The dynamic NRSV translation sees the phrase "kata sarka" adverbially, modifying the verb "know". Thus, Paul states that "from now on" - that is, since the radical transformation to new life that he has experienced in Christ - he can no longer know Christ in the old (mistaken) way he did before. Christians know Christ through "transformed" eyes, no longer from the "human point of view" they had previously known.

Regarding "kata sarka", the esteemed Theological Dictionary of the New Testament (TDNT) interprets this phrase in the context of II Corinthians 5:16 as knowing "qualities which are only on the surface" and having "regard only to what is seen and what counts to men." For the TDNT, the phrase "according to the flesh" is used as an adverb and modifies the verb "know', denoting "a knowledge of Christ which judges by human standards" - a knowledge which Paul explicitly states he can no longer maintain.

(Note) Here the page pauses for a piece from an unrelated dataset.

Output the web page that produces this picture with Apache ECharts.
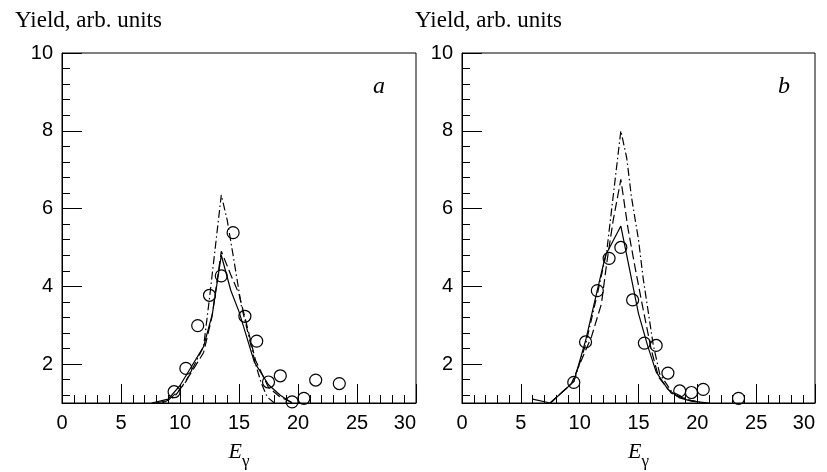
<!DOCTYPE html>
<html>
<head>
<meta charset="utf-8">
<script src="https://cdn.jsdelivr.net/npm/echarts@6/dist/echarts.min.js"></script>
<style>
  html, body { margin: 0; padding: 0; background: #fff; }
  #chart { width: 827px; height: 472px; }
</style>
</head>
<body>
<div id="chart"></div>
<script>
// measured points (circles)
const energyA = [9.5, 10.5, 11.5, 12.5, 13.5, 14.5, 15.5, 16.5, 17.5, 18.5, 19.5, 20.5, 21.5, 23.5]
const yieldA = [1.29, 1.89, 2.99, 3.77, 4.27, 5.38, 3.23, 2.59, 1.54, 1.70, 1.03, 1.12, 1.59, 1.50]
const energyB = [9.5, 10.5, 11.5, 12.5, 13.5, 14.5, 15.5, 16.5, 17.5, 18.5, 19.5, 20.5, 23.5]
const yieldB = [1.53, 2.57, 3.89, 4.72, 5.0, 3.65, 2.54, 2.48, 1.77, 1.31, 1.27, 1.35, 1.12]

// calculated curves, [E, yield]
const solidA = [[7.6, 1.0], [9, 1.1], [10, 1.45], [11, 1.95], [12, 2.45], [12.75, 3.3], [13.5, 4.8], [14.3, 3.9], [15.0, 3.35], [16.3, 2.05], [17.5, 1.47], [18.5, 1.2], [19.5, 1.0]]
const dashA = [[8, 1.0], [9, 1.07], [10, 1.35], [11, 1.8], [12, 2.3], [12.7, 3.2], [13.5, 4.9], [14.3, 4.3], [15, 3.8], [15.5, 3.2], [16.4, 2.1], [17.5, 1.4], [18.5, 1.15], [19.6, 1.0]]
const dashDotA = [[8.5, 1.0], [9.5, 1.15], [10.5, 1.55], [11.5, 2.15], [12.0, 2.45], [12.5, 3.7], [13.5, 6.35], [14.0, 5.7], [14.5, 4.8], [15.2, 3.5], [15.6, 3.0], [16.4, 2.0], [16.9, 1.5], [17.4, 1.15], [18, 1.0]]
const solidB = [[6, 1.1], [7.5, 1.0], [9.5, 1.55], [10.5, 2.6], [11.5, 3.9], [12.2, 4.8], [13.5, 5.55], [15.0, 3.3], [15.8, 2.45], [16.5, 1.8], [17.5, 1.35], [18.5, 1.13], [19.5, 1.05], [21, 1.0]]
const dashB = [[7.5, 1.0], [9.3, 1.5], [10, 2.0], [11, 2.7], [11.85, 3.55], [12.3, 4.6], [12.85, 5.7], [13.5, 6.75], [14.1, 5.5], [14.7, 4.5], [15.4, 3.4], [16.1, 2.35], [16.7, 1.67], [17.8, 1.25], [19.2, 1.08], [20.5, 1.0]]
const dashDotB = [[7.5, 1.0], [9.5, 1.55], [10.5, 2.5], [11.5, 3.8], [12.3, 4.9], [13.5, 8.0], [14.0, 7.3], [14.4, 6.3], [15.0, 5.2], [15.4, 4.2], [15.8, 3.4], [16.25, 2.5], [16.8, 1.75], [17.8, 1.3], [19.2, 1.08], [20.5, 1.0]]

// tick labels
const yMajor = [2, 4, 6, 8, 10]
const yMinor = [1.2, 1.6, 2.4, 2.8, 3.2, 3.6, 4.4, 4.8, 5.2, 5.6, 6.4, 6.8, 7.2, 7.6, 8.4, 8.8, 9.2, 9.6]
const panelLetters = ['a', 'b']

const sansFont = '"Liberation Sans", Arial, sans-serif'
const serifFont = '"Liberation Serif", "Times New Roman", serif'

const toPairs = (xs, ys) => xs.map((x, i) => [x, ys[i]])

const chart = echarts.init(document.getElementById('chart'))

const grids = [
    { left: 62, top: 53, width: 354, height: 350 },
    { left: 462, top: 53, width: 353, height: 350 },
]

const xAxes = grids.map((g, i) => ({
    type: 'value',
    gridIndex: i,
    min: 0,
    max: 30,
    interval: 5,
    name: '{e|E}{g|γ}',
    nameLocation: 'middle',
    nameGap: 38,
    nameTextStyle: {
        rich: {
            e: { fontFamily: serifFont, fontStyle: 'italic', fontSize: 22, color: '#000', verticalAlign: 'bottom' },
            g: { fontFamily: serifFont, fontSize: 17, color: '#000', verticalAlign: 'bottom', padding: [0, 0, -7, 0] },
        },
    },
    axisLine: { show: true, lineStyle: { color: '#000', width: 1 } },
    axisTick: { show: true, inside: true, length: 19, lineStyle: { color: '#000', width: 1 } },
    minorTick: { show: true, splitNumber: 5, length: 8, lineStyle: { color: '#000', width: 1 } },
    axisLabel: { color: '#000', fontFamily: sansFont, fontSize: 20, margin: 10, alignMaxLabel: 'right' },
    splitLine: { show: false },
}))

const yAxes = []
grids.forEach((g, i) => {
    // major ticks + labels
    yAxes.push({
        type: 'value',
        gridIndex: i,
        position: 'left',
        min: 1,
        max: 10,
        axisLine: { show: true, lineStyle: { color: '#000', width: 1 } },
        axisTick: { show: true, inside: true, length: 20, customValues: yMajor, lineStyle: { color: '#000', width: 1 } },
        axisLabel: { color: '#000', fontFamily: sansFont, fontSize: 20, margin: 9, customValues: yMajor },
        splitLine: { show: false },
    })
    // minor ticks
    yAxes.push({
        type: 'value',
        gridIndex: i,
        position: 'left',
        min: 1,
        max: 10,
        axisLine: { show: false },
        axisTick: { show: true, inside: true, length: 8, customValues: yMinor, lineStyle: { color: '#000', width: 1 } },
        axisLabel: { show: false },
        splitLine: { show: false },
    })
})

const lineSeries = (data, i, dash) => ({
    type: 'line',
    xAxisIndex: i,
    yAxisIndex: i * 2,
    data: data,
    symbol: 'none',
    smooth: false,
    lineStyle: { color: '#000', width: 1.2, type: dash },
    silent: true,
    z: 2,
})

const pointSeries = (data, i) => ({
    type: 'scatter',
    xAxisIndex: i,
    yAxisIndex: i * 2,
    data: data,
    symbol: 'circle',
    symbolSize: 12,
    itemStyle: { color: 'rgba(0,0,0,0)', borderColor: '#000', borderWidth: 1.2, opacity: 1 },
    z: 3,
})

chart.setOption({
    animation: false,
    title: [
        { text: 'Yield, arb. units', left: 10, top: 4, textStyle: { fontFamily: serifFont, fontSize: 23, fontWeight: 'normal', color: '#000' } },
        { text: 'Yield, arb. units', left: 410, top: 4, textStyle: { fontFamily: serifFont, fontSize: 23, fontWeight: 'normal', color: '#000' } },
        { text: panelLetters[0], left: 368, top: 70, textStyle: { fontFamily: serifFont, fontSize: 24, fontStyle: 'italic', fontWeight: 'normal', color: '#000' } },
        { text: panelLetters[1], left: 773, top: 70, textStyle: { fontFamily: serifFont, fontSize: 24, fontStyle: 'italic', fontWeight: 'normal', color: '#000' } },
    ],
    grid: grids.map(g => Object.assign({ show: true, borderColor: '#000', borderWidth: 1, backgroundColor: 'transparent', outerBoundsMode: 'none', containLabel: false }, g)),
    xAxis: xAxes,
    yAxis: yAxes,
    series: [
        lineSeries(solidA, 0, 'solid'),
        lineSeries(dashA, 0, [9, 4]),
        lineSeries(dashDotA, 0, [8, 3, 1.5, 3]),
        pointSeries(toPairs(energyA, yieldA), 0),
        lineSeries(solidB, 1, 'solid'),
        lineSeries(dashB, 1, [9, 4]),
        lineSeries(dashDotB, 1, [8, 3, 1.5, 3]),
        pointSeries(toPairs(energyB, yieldB), 1),
    ],
})
</script>
</body>
</html>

[It is interesting to note that even Bultmann (in his Theology of the New Testament) acknowledges that "kata sarka" is best understood as an adverb in II Corinthians 5:16. But he nevertheless held to his position that this grammatical reality makes no difference - "means nothing" in his own words - in light of Paul's obvious lack of interest in the life of the historical Jesus. Many contemporary scholars would strongly disagree with both Bultmann's interpretation of II Corinthians 5:16 and his view that early Christians showed no interest in the memory of the historical Jesus.]

In conclusion, while it may seem that the most literal translation of a biblical text is the one that is most faithful to its true meaning, this is often not the case. "Words have usage, not meaning," my old Greek professor, Roger Greene, reminds us.

The goal of biblical translation is to communicate words (and the ideas behind them) across barriers of language, culture, and time and, in turn, to allow these words (and ideas) to speak to our situation today. This is not always an easy task. A well-meaning commitment to the most literal translation of a text possible may sound the most faithful to the original text when in fact such literalism can cloud rather than clarify the text's meaning.


  1. Excellent post, Joe, on the idiomatic translation of 2 Co. 5:16. Indeed, I use this very passage with my Greek students to demonstrate the importance of changing Greek idiomatic language into appropriate English idioms. Of course, dynamic equivalencies have their own dangers, both since the reader without knowledge of Greek and Hebrew cannot tell when the translator is using them and because the dynamic equivalency lends itself more easily to eisegesis. The reader must trust the translator's expertise and that he or she is offering a responsible rendering. On the other hand, not to use idiomatic language, as you pointed out, can lead to inappropriate conclusions, especially when a Greek phrase, such as this one in 2 Co. 5, can be very easily misunderstood by an English reader. Some dynamic equivalencies are more-or-less obvious, such as, the concluding references in 2 and 3 John about meeting the believers "mouth to mouth" (stoma pros stoma). Even the KJV, which is not given to dynamic equivalencies, uses one here ("face to face"). On the other hand, an example of an irresponsible dynamic equivalency comes in the Good as New Bible, published not many years ago in Great Britain. For 1 Co. 7:1-2, which in Greek says, "Now concerning the things about which you wrote...let each man have his wife and each woman her own husband." The GNB, in an effort to be more homosexually friendly, has mistranslated this as, "My advice for everyone to have a regular partner." This is an egregious mistranslation and unworthy of any serious and unprejudiced scholar, but the average English reader is not to know this without prior knowledge of Greek.

  2. Very good reminder, Dan, that dynamic equivalence translations can also reflect the prejudgments and shortcomings of all human translators.